C’era una volta Amatrice
Un canto per Amatrice e le sue ferite mai rimarginate. E’ quello composto da Camillo Berardi (musica) e Concetta Persico (versi), intitolato “Matrix Pulcherrima – Post Fata Resurgo”. Un componimento in vernacolo locale (“Canzune mie/scritta solu pe’ ti’/pe’ ‘na bbella città/che oramai/‘nci sta cchiù” sono le commoventi parole con cui si apre) che scuote e fa riflettere, scritto da due figli della cittadina divorata dal sisma del 2016.

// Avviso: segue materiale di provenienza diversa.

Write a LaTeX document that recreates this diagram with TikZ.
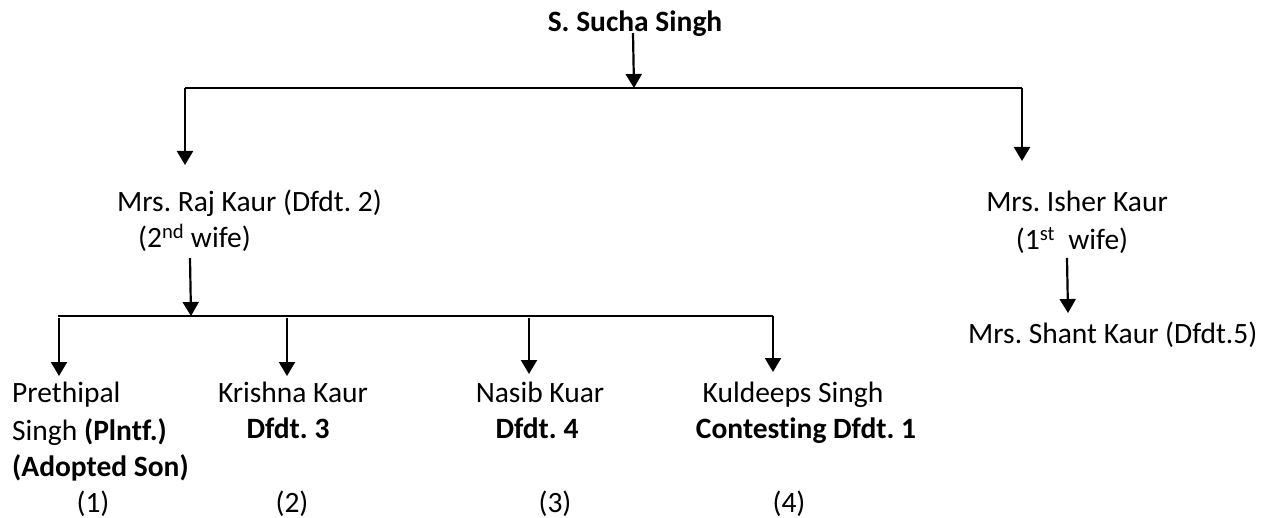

«Il borgo fantasma di Amatrice, nel terzo inverno dopo sisma, è ancora una distesa agghiacciante di macerie e miseri frammenti, dominati da un silenzio spettrale e dal vuoto profondo: non è facile prevedere o immaginare quale potrà essere il suo futuro -racconta Berardi-. Più volte è stata pronunciata la frase “Non vi lasceremo soli”, ma che cosa è stato fatto sino ad oggi? Lo scenario del borgo scomparso è raccapricciante, ancora oggi sottoposto a sorveglianza armata, sia di giorno che di notte, e la ricostruzione è un miraggio. Agghiaccianti i cartelli con le scritte “Pericolo di morte”, “Area sottoposta a sorveglianza armata”».
Il canto dolce e struggente è dunque un grido di dolore e di amore, ma anche un messaggio di speranza, con l’augurio che il borgo appenninico possa rinascere dalle sue macerie e tornare a volare come un’Araba Fenice.